The graveyard itself is enclosed on three sides by an earthen bank roughly two metres wide and up to two metres high, a form that often indicates a much earlier ecclesiastical boundary, yet at ground level no masonry or foundation from any previous church is visible. What makes the site quietly puzzling is not what survives but what was apparently consumed to build what does.

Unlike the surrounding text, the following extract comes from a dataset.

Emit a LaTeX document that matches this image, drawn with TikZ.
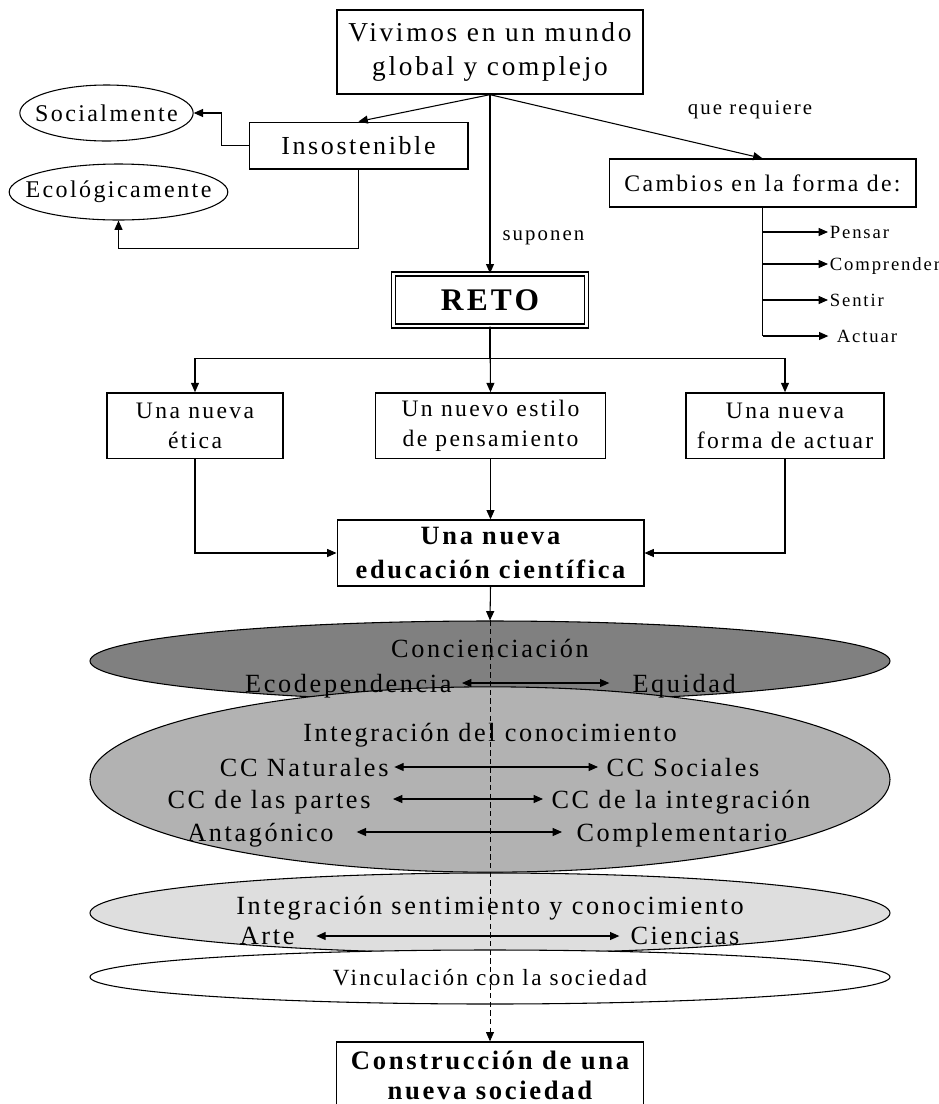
\documentclass[tikz,border=0pt]{standalone}
\usepackage{fontspec}
\setmainfont{Liberation Serif}[LetterSpace=10]
\usetikzlibrary{arrows.meta,shapes.geometric}

\definecolor{concgray}{gray}{0.50}
\definecolor{integgray}{gray}{0.70}
\definecolor{sentgray}{gray}{0.87}

\begin{document}
\begin{tikzpicture}[x=0.75pt, y=-0.75pt,
    box/.style={draw, line width=1pt, rectangle, align=center, inner sep=0pt},
    oval/.style={draw, line width=0.8pt, ellipse, inner sep=0pt, minimum height=42pt},
    ovaltxt/.style={inner sep=0pt, font=\fontsize{18}{22}\selectfont},
    band/.style={draw, line width=0.8pt, ellipse, inner sep=0pt, minimum width=600pt},
    word/.style={inner sep=0pt, text depth=0pt, font=\fontsize{19.7}{24}\selectfont},
    lbl/.style={inner sep=1pt, font=\fontsize{15.6}{18}\selectfont},
    verb/.style={anchor=west, inner sep=1pt, text depth=0pt, font=\fontsize{14}{16}\selectfont},
    >={Triangle[length=7pt, width=6pt]}, line width=0.8pt]
  \useasboundingbox (0,0) rectangle (939,1104);

  % top part
  \node[box, minimum width=229.5pt, minimum height=63pt, font=\fontsize{20.5}{25}\selectfont]
    (mundo) at (490,52) {Vivimos en un mundo\\global y complejo};
  \node[box, minimum width=164pt, minimum height=35pt, font=\fontsize{19.5}{24}\selectfont]
    (insost) at (358.5,145.5) {Insostenible};
  \node[oval, minimum width=130pt, label={[name=socialtxt, ovaltxt]center:Socialmente}]
    (social) at (106.5,113) {};
  \node[oval, minimum width=164pt, label={[name=ecologtxt, ovaltxt]center:Ecológicamente}]
    (ecolog) at (118.5,192) {};
  \node[box, minimum width=230pt, minimum height=36pt, font=\fontsize{17.8}{22}\selectfont]
    (cambios) at (762.5,183) {Cambios en la forma de:};
  \node[lbl] (requiere) at (750,110) {que requiere};
  \node[verb] (pensar) at (828,232) {Pensar};
  \node[verb] (comprender) at (828,264) {Comprender};
  \node[verb] (sentir) at (828,300) {Sentir};
  \node[verb] (actuar) at (835,336) {Actuar};

  \draw[->] (mundo.south) -- (insost.north);
  \draw[->] (mundo.south) -- (cambios.north);
  \draw[->] (insost.west) -- ++(-27,0) |- (social.east);
  \draw[->] (insost.south) -- ++(0,79) -| (ecolog.south);
  \draw (cambios.south) -- (cambios.south |- actuar.west);
  \foreach \w in {pensar,comprender,sentir}
    \draw[->] (cambios.south |- \w.west) -- (\w.west);
  \draw[->, shorten >=5pt] (cambios.south |- actuar.west) -- (actuar.west);

  % reto
  \node[box, double, double distance=2pt, minimum width=145pt, minimum height=39pt,
    font=\bfseries\fontsize{23.6}{28}\selectfont] (reto) at (490,300) {RETO};
  \draw[->] (mundo.south) -- node[pos=0.8, right=8pt, lbl] (suponen) {suponen} (reto.north);

  \node[box, minimum width=132pt, minimum height=49pt, font=\fontsize{17.7}{22.5}\selectfont]
    (etica) at (195,425.5) {Una nueva\\ética};
  \node[box, minimum width=172.5pt, minimum height=49pt, font=\fontsize{17.7}{22.5}\selectfont]
    (estilo) at (490.5,425.5) {Un nuevo estilo\\de pensamiento};
  \node[box, minimum width=148.5pt, minimum height=49pt, font=\fontsize{17.7}{22.5}\selectfont]
    (forma) at (785,425.5) {Una nueva\\forma de actuar};
  \node[box, minimum width=230pt, minimum height=49.5pt, font=\bfseries\fontsize{19.8}{26}\selectfont]
    (edu) at (490.5,553) {Una nueva\\educación científica};

  \draw[->] (reto.south) -- ++(0,32) -| (etica.north);
  \draw[->] (reto.south) -- ++(0,32) -| (forma.north);
  \draw[->] (reto.south) -- (estilo.north);
  \draw[->] (etica.south) |- (edu.west);
  \draw[->] (forma.south) |- (edu.east);
  \draw[->] (estilo.south) -- (edu.north);

  % bands
  \node[band, fill=concgray, minimum height=60pt] (ellConc) at (490,661) {};
  \node[band, fill=integgray, minimum height=139pt] (ellInteg) at (490,779.5) {};
  \node[band, fill=sentgray, minimum height=60pt] (ellSent) at (490,913) {};
  \node[band, fill=white, minimum height=40.5pt] (ellVinc) at (490,977) {};
  \draw[->] (edu.south) -- (ellConc.north);

  \node[word] (concien) at (490,648) {Concienciación};
  \node[word, anchor=east] (ecodep) at (452,683) {Ecodependencia};
  \node[word, anchor=west] (equidad) at (632,683) {Equidad};
  \node[word] (integ) at (490,732) {Integración del conocimiento};
  \node[word, anchor=east] (naturales) at (389,767) {CC Naturales};
  \node[word, anchor=west] (sociales) at (606,767) {CC Sociales};
  \node[word, anchor=east] (partes) at (371,799) {CC de las partes};
  \node[word, anchor=west] (integra) at (551,799) {CC de la integración};
  \node[word, anchor=east] (antag) at (334,832) {Antagónico};
  \node[word, anchor=west] (complem) at (576,832) {Complementario};
  \node[word] (sentim) at (490,905) {Integración sentimiento y conocimiento};
  \node[word, anchor=east] (arte) at (295,936) {Arte};
  \node[word, anchor=west] (ciencias) at (630,936) {Ciencias};
  \node[word, font=\fontsize{17.4}{20}\selectfont] (vincul) at (490,977) {Vinculación con la sociedad};

  \draw[<->, shorten <=7.5pt, shorten >=17pt] (ecodep) -- (equidad);
  \draw[<->, shorten <=4pt, shorten >=6pt] (naturales) -- (sociales);
  \draw[<->, shorten <=16.5pt, shorten >=6pt] (partes) -- (integra);
  \draw[<->, shorten <=17pt, shorten >=10.5pt] (antag) -- (complem);
  \draw[<->, shorten <=16pt, shorten >=8pt] (arte) -- (ciencias);

  % end
  \node[box, minimum width=230pt, minimum height=49.5pt, font=\bfseries\fontsize{20}{22.5}\selectfont]
    (sociedad) at (490,1075) {Construcción de una\\nueva sociedad};
  \draw[->, line width=0.6pt, dash pattern=on 4pt off 2.5pt] (ellConc.north) -- (sociedad.north);
\end{tikzpicture}
\end{document}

Samuel Lewis, writing in 1837, noted that the ruins of a local Carmelite abbey were used as building material for the original church on this site. The Carmelites were a mendicant order whose Irish houses often served surrounding communities, and it is possible that the abbey ruins had functioned as the medieval parish church before falling into disuse. By 1615, when Thomas Ram, the Protestant bishop of Ferns, conducted a visitation of his diocese, the church at Horetown was a going concern: the rector was one Richard Henrican, the curate Robert Dreighan, and both the church and its chancel were recorded as being in repair. The graveyard enclosure, set on a gentle east-facing slope with a small stream running just to the south, fits the pattern of early Irish ecclesiastical sites, where elevated ground near water was a preferred location. Archaeological monitoring carried out in 2011 during the digging of a sewer trench to the west, south, and south-east of the nineteenth-century church found no material remains, which deepens rather than resolves the question of what, precisely, stood here before the present building absorbed its predecessor's stone.